The Kuwait Nationality Law of 1959 does not recognize the right of Kuwaiti women to transmit their nationality to non-Kuwaiti spouses and children on equal terms with Kuwaiti men. Article 2 of the Law states that “any person born in, or outside, Kuwait whose father is a Kuwaiti national shall be a Kuwaiti national himself”.
Equality Now has previously highlighted examples of sex discrimination in the Kuwaiti nationality law in its report, The State We’re In – Ending Sexism in Nationality Laws, including:
(i) married and unmarried Kuwaiti women cannot pass their nationality to children born in or outside the country on an equal basis with men;
(ii) if a father’s nationality changes, his children may cease to be citizens without consideration of the mother’s nationality; and
(iii) a married woman cannot pass her nationality to her foreign spouse on an equal basis with married man.
Several legislative proposals have been submitted to the Kuwaiti Parliament to amend Article 2 of the Nationality Law. In 2017, two members of parliament, Al Hamidi Al Subaie and Dr. Khalil Ali, submitted a proposal to amend Article 2 of the Law to state “anyone is considered Kuwaiti whomever is born in Kuwait or outside to a Kuwaiti father or mother”. The other legislative proposal would grant the children of Kuwaiti women married to non-nationals the right to acquire the nationality upon reaching the age of 21, with certain pre-conditions including residence in Kuwait until reaching adulthood. Both of these proposals are still pending.
The Nationality Law of Kuwait, which denies women equality with men in terms of nationality, undermines a woman’s status as an equal citizen and contradicts the Kuwaiti Constitution, which stipulates in Article 29 that “all people are equal in human dignity and in public rights and duties before the law…” and Article 7 “justice, liberty and equality are the pillars of society…”. The Law also contradicts many of the international human rights treaties ratified by Kuwait, including the Convention on the Elimination of All Forms of Discrimination against Women (CEDAW), the International Covenant on Civil and Political Rights (ICCPR), the International Convention on the Elimination of All Forms of Racial Discrimination (CERD) and the Convention on the Rights of the Child (CRC).

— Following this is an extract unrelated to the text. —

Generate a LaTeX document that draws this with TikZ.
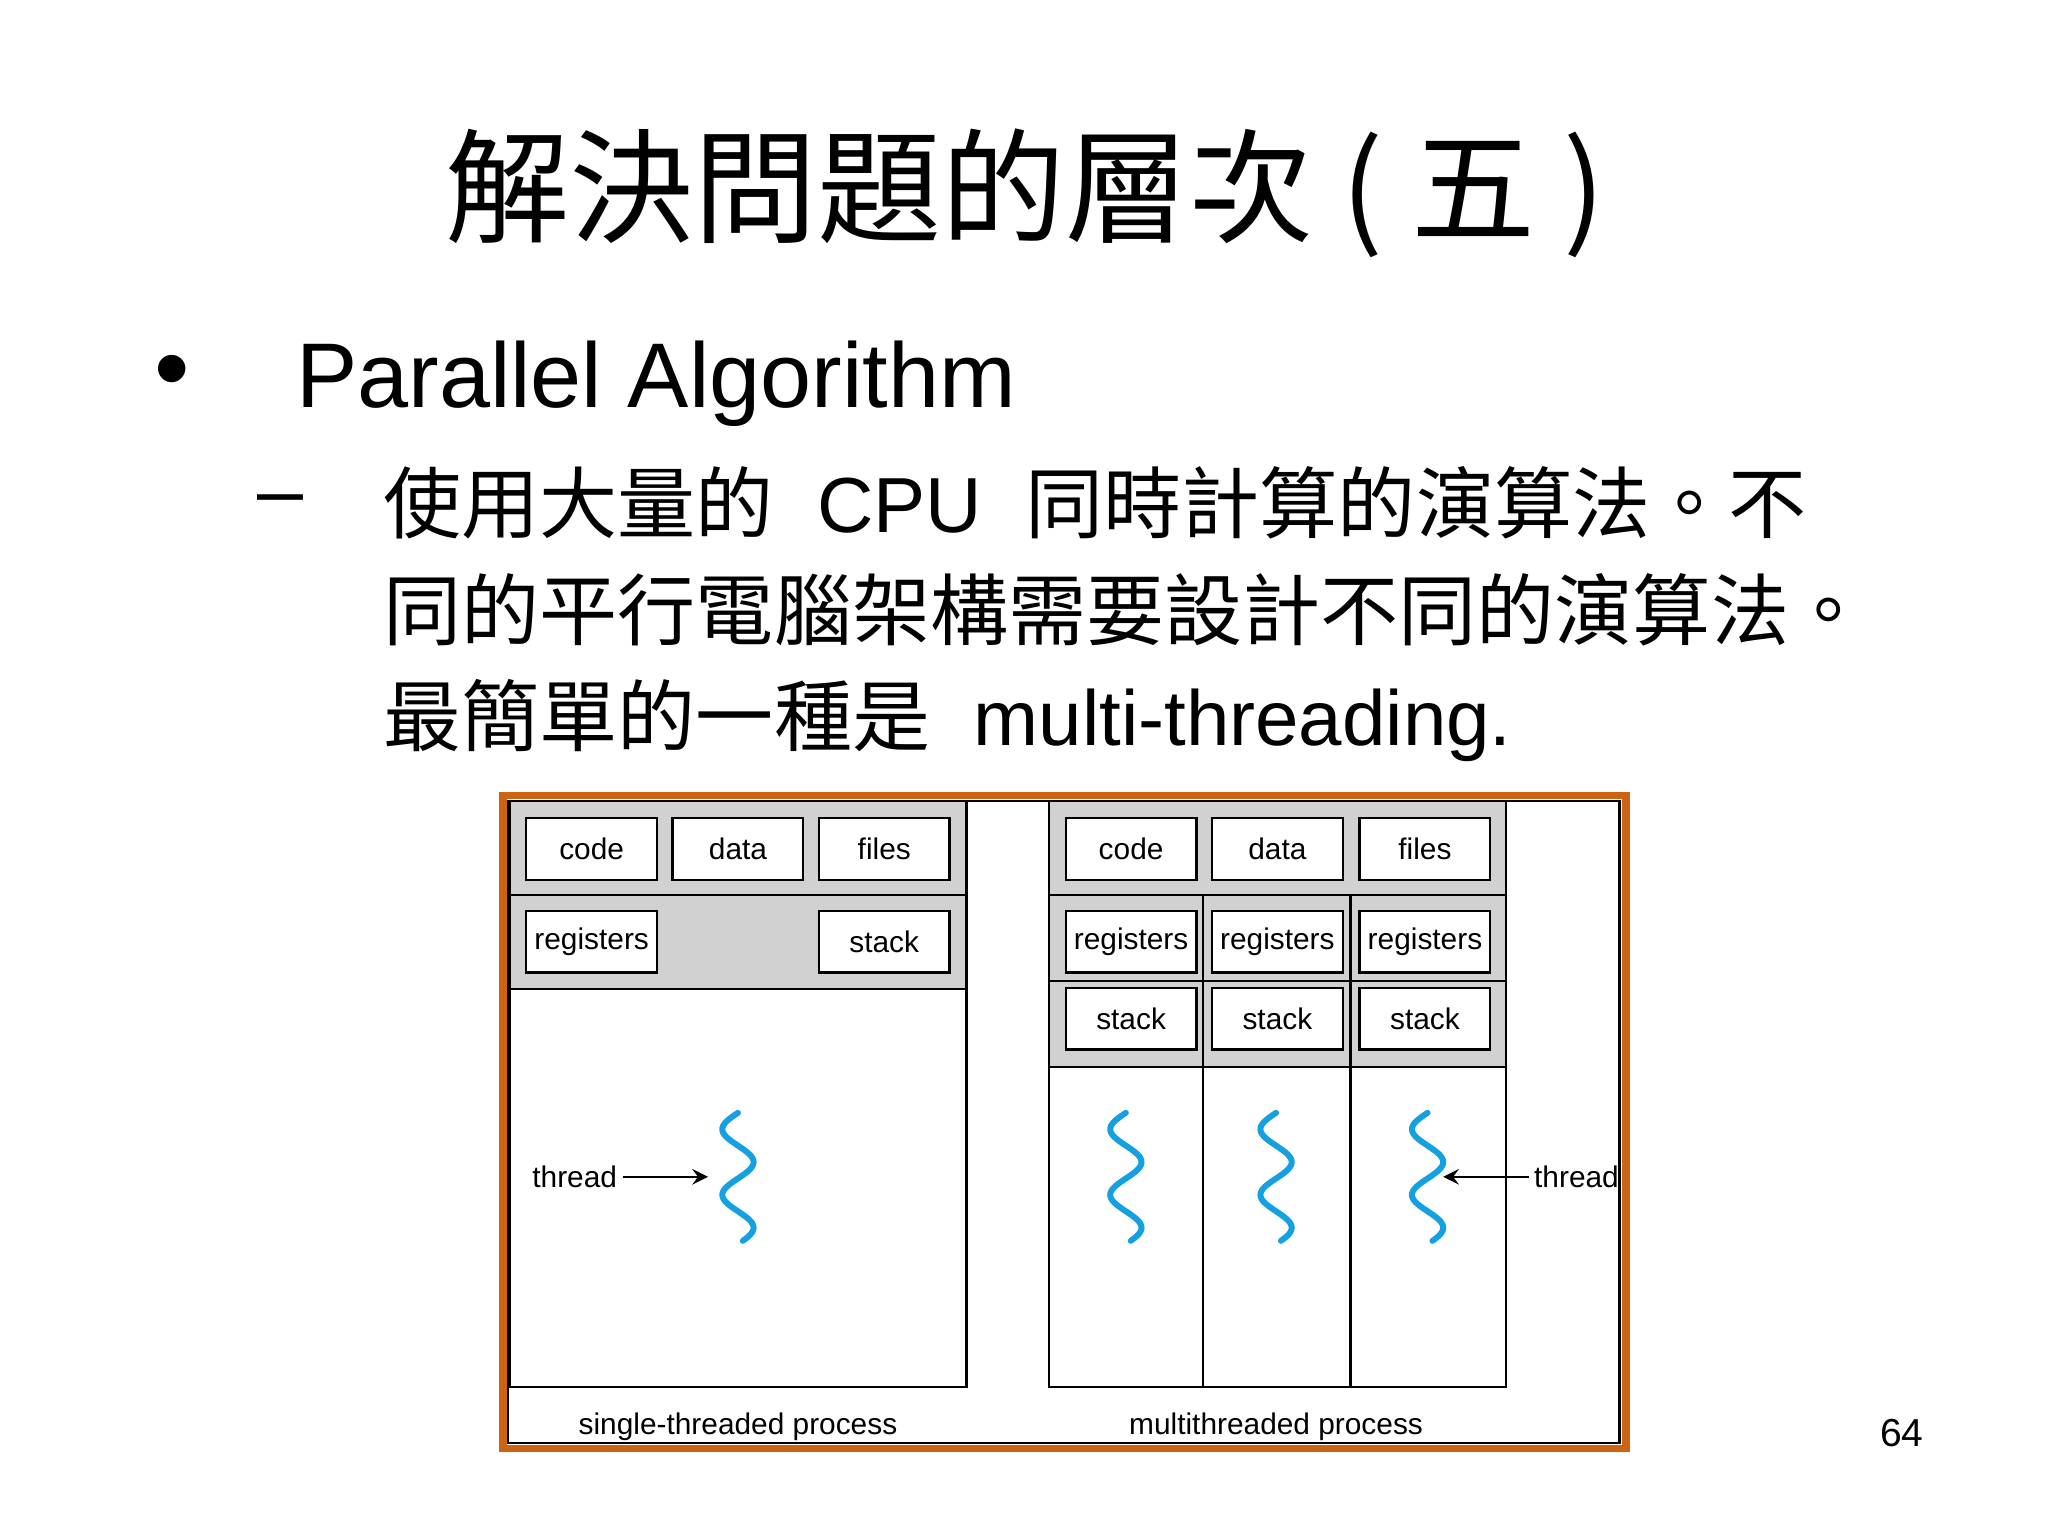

In November 2017, the Committee on the Elimination of Discrimination against Women, the body that monitors the implementation of CEDAW, in its concluding observation on the fifth periodic report of Kuwait stated that it
“[R]emains concerned about the persistent discrimination, under the Nationality Act, between women and men, and the denial of the right of women to acquire, change, retain and transmit their nationality. In particular, it notes the detrimental impact of the Act on Kuwaiti women married to non-Kuwaiti men, as they may not transmit their nationality to their spouses or children, who are thus precluded from political participation and have limited access to education, employment and public housing”.
The Committee recommended the State party “amend the Nationality Act to recognize the right of Kuwaiti women to transmit their nationality to non-Kuwaiti spouses and children on equal terms with Kuwaiti men, and to eliminate barriers faced by Kuwaiti women married to non-Kuwaiti men in gaining access to public housing”. Similarly, the Committee on the Elimination of Racial Discrimination, in its concluding observations on Kuwait issued in September 2017, “reiterates its recommendation (see CERD/C/KWT/15-20, para. 18) that the State party modify the Nationality Act to allow Kuwaiti women married to foreigners to pass on their nationality to their children and spouses on an equal footing with Kuwaiti men”.
The CRC committee as well as Human Rights Committee have also urged Kuwait to ensure gender equality in the 1959 Nationality Act and to undertake a comprehensive review of all existing laws that affect gender equality.